You can take a breath now - No, I'm not going to get into breeding or the sort. 

I've just gotten curious about this and learnt a good deal throughout.
Regardless, I did run into this one particular Great Dane, Molly:
Great Dane Pictures and Photos, 4

I can't quite say what coat-type she'd be considered to have, nor how the markings on her face could be produced.
All I know is I find it to look great (and to resemble the comic character ´Spawn´)

*Note how she is said to be purebred in the page I linked above.*

I'd appreciate it if anyone could clear my doubts, thanks!


----------



## DaneMama (Jun 27, 2008)

Hello and welcome! 

She looks all black to me, but just that she's grey from aging. What I've learned is that some blood lines are more prone to looking aged younger than others.
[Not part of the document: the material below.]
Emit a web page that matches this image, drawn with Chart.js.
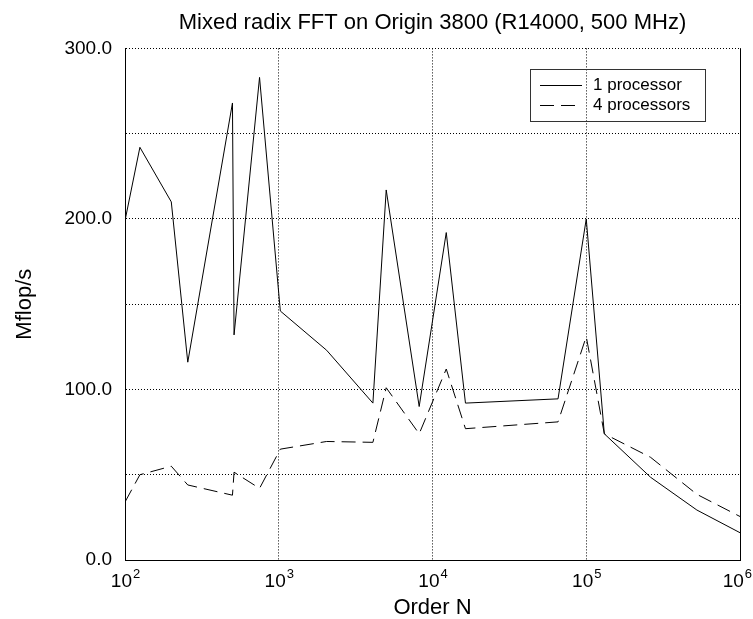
<!DOCTYPE html>
<html>
<head>
<meta charset="utf-8">
<script src="https://cdn.jsdelivr.net/npm/chart.js@4.4.1/dist/chart.umd.min.js"></script>
<style>
  html, body { margin: 0; padding: 0; background: #fff; }
</style>
</head>
<body>
<canvas id="chart" width="753" height="619"></canvas>
<script>
// Problem sizes N and measured rates (Mflop/s)
const orders = [100, 125, 200, 256, 500, 512, 750, 1024, 2048, 4096, 5000, 8192, 12288, 16384, 65536, 100000, 131072, 262144, 524288, 1000000];
const oneProc = [199, 242, 210, 116, 268, 132, 283, 146, 123, 92, 217, 90, 192, 92, 94.5, 200, 74, 48.5, 29.3, 16];
const fourProc = [34, 50, 55, 44, 38, 51.5, 42, 65, 69.5, 69, 101, 74, 112, 77, 81, 131, 74, 60.2, 38.5, 25.5];
const xDecades = [100, 1000, 10000, 100000, 1000000];
const yTicks = [0, 50, 100, 150, 200, 250, 300];

const FONT = '"Liberation Sans", Arial, Helvetica, sans-serif';

function toPoints(values) {
    return orders.map((n, i) => ({ x: n, y: values[i] }));
}

// Draws 10^k tick labels, the inner legend and the right frame edge
const extrasPlugin = {
    id: 'extras',
    afterDraw(chart) {
        const ctx = chart.ctx;
        const xs = chart.scales.x;
        const area = chart.chartArea;
        ctx.save();

        // right edge of the frame
        ctx.strokeStyle = '#000';
        ctx.lineWidth = 1;
        ctx.beginPath();
        ctx.moveTo(Math.round(area.right) + 0.5, area.top);
        ctx.lineTo(Math.round(area.right) + 0.5, area.bottom);
        ctx.stroke();

        // x tick labels as 10 with superscript exponent
        ctx.fillStyle = '#000';
        ctx.textBaseline = 'alphabetic';
        xDecades.forEach(v => {
            const px = xs.getPixelForValue(v);
            const exp = String(Math.round(Math.log10(v)));
            ctx.font = '19px ' + FONT;
            const wBase = ctx.measureText('10').width;
            ctx.font = '13px ' + FONT;
            const wExp = ctx.measureText(exp).width;
            const start = Math.min(px - (wBase + wExp) / 2, chart.width - wBase - wExp - 2);
            ctx.font = '19px ' + FONT;
            ctx.textAlign = 'left';
            ctx.fillText('10', start, area.bottom + 27);
            ctx.font = '13px ' + FONT;
            ctx.fillText(exp, start + wBase + 1, area.bottom + 18);
        });

        // legend box
        const bx = 530, by = 69, bw = 175, bh = 52;
        ctx.strokeStyle = '#333';
        ctx.strokeRect(bx + 0.5, by + 0.5, bw, bh);
        chart.data.datasets.forEach((ds, i) => {
            const ly = by + 16 + i * 20;
            ctx.strokeStyle = '#000';
            ctx.lineWidth = 1;
            ctx.setLineDash(ds.borderDash || []);
            ctx.beginPath();
            ctx.moveTo(bx + 10, ly + 0.5);
            ctx.lineTo(bx + 52, ly + 0.5);
            ctx.stroke();
            ctx.setLineDash([]);
            ctx.font = '17px ' + FONT;
            ctx.textAlign = 'left';
            ctx.textBaseline = 'middle';
            ctx.fillText(ds.label, bx + 63, ly);
        });
        ctx.restore();
    }
};

const chart = new Chart(document.getElementById('chart'), {
    type: 'line',
    data: {
        datasets: [
            {
                label: '1 processor',
                data: toPoints(oneProc),
                borderColor: '#000',
                borderWidth: 1,
                pointRadius: 0,
                tension: 0,
                fill: false
            },
            {
                label: '4 processors',
                data: toPoints(fourProc),
                borderColor: '#000',
                borderWidth: 1,
                borderDash: [14, 7],
                pointRadius: 0,
                tension: 0,
                fill: false
            }
        ]
    },
    options: {
        responsive: false,
        animation: false,
        devicePixelRatio: 1,
        layout: { padding: { left: 0, right: 13, top: 0, bottom: 0 } },
        plugins: {
            legend: { display: false },
            tooltip: { enabled: false },
            title: {
                display: true,
                fullSize: false,
                text: 'Mixed radix FFT on Origin 3800 (R14000, 500 MHz)',
                color: '#000',
                font: { family: FONT, size: 22, weight: 'normal' },
                padding: { top: 10, bottom: 12 }
            }
        },
        scales: {
            x: {
                type: 'logarithmic',
                min: 100,
                max: 1000000,
                afterBuildTicks: s => { s.ticks = xDecades.map(v => ({ value: v })); },
                afterFit: s => { s.height = 59; },
                ticks: { display: false },
                grid: { color: '#000', lineWidth: 1, drawTicks: false },
                border: { display: true, color: '#000', width: 1, dash: [1, 2] },
                title: {
                    display: true,
                    text: 'Order N',
                    color: '#000',
                    font: { family: FONT, size: 22 },
                    padding: { top: 0, bottom: -2 }
                }
            },
            y: {
                min: 0,
                max: 300,
                afterBuildTicks: s => { s.ticks = yTicks.map(v => ({ value: v })); },
                afterFit: s => { s.width = 125; },
                ticks: {
                    color: '#000',
                    font: { family: FONT, size: 19 },
                    padding: 13,
                    callback: v => (v % 100 === 0 ? v.toFixed(1) : '')
                },
                grid: { color: '#000', lineWidth: 1, drawTicks: false },
                border: { display: true, color: '#000', width: 1, dash: [1, 2] },
                title: {
                    display: true,
                    text: 'Mflop/s',
                    color: '#000',
                    font: { family: FONT, size: 22 },
                    padding: { top: 12, bottom: 0 }
                }
            }
        }
    },
    plugins: [extrasPlugin]
});
</script>
</body>
</html>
But I also think that it has to do with individuals as well.


----------



## Sprocket (Oct 4, 2011)

Over yonder we like to call them there old dogs "ghost faced killers" :smile:


----------



## lucksick (Nov 21, 2011)

Ooh, thanks for the quick replies! n__n


----------



## Janet At Nutro (Mar 11, 2011)

Hello and Welcome from one Dane owner to another!


----------



## minnieme (Jul 6, 2011)

Yep, looks like age marks. Gotta love a distinguished dane.


----------



## leilaquinn (Sep 7, 2011)

If you look through the photos in the link they show a pictureof her 'in her younger years' and she has a solid black face. it says she lived to 15 years old, from what I understand that's pretty amazing for a giant breed!


----------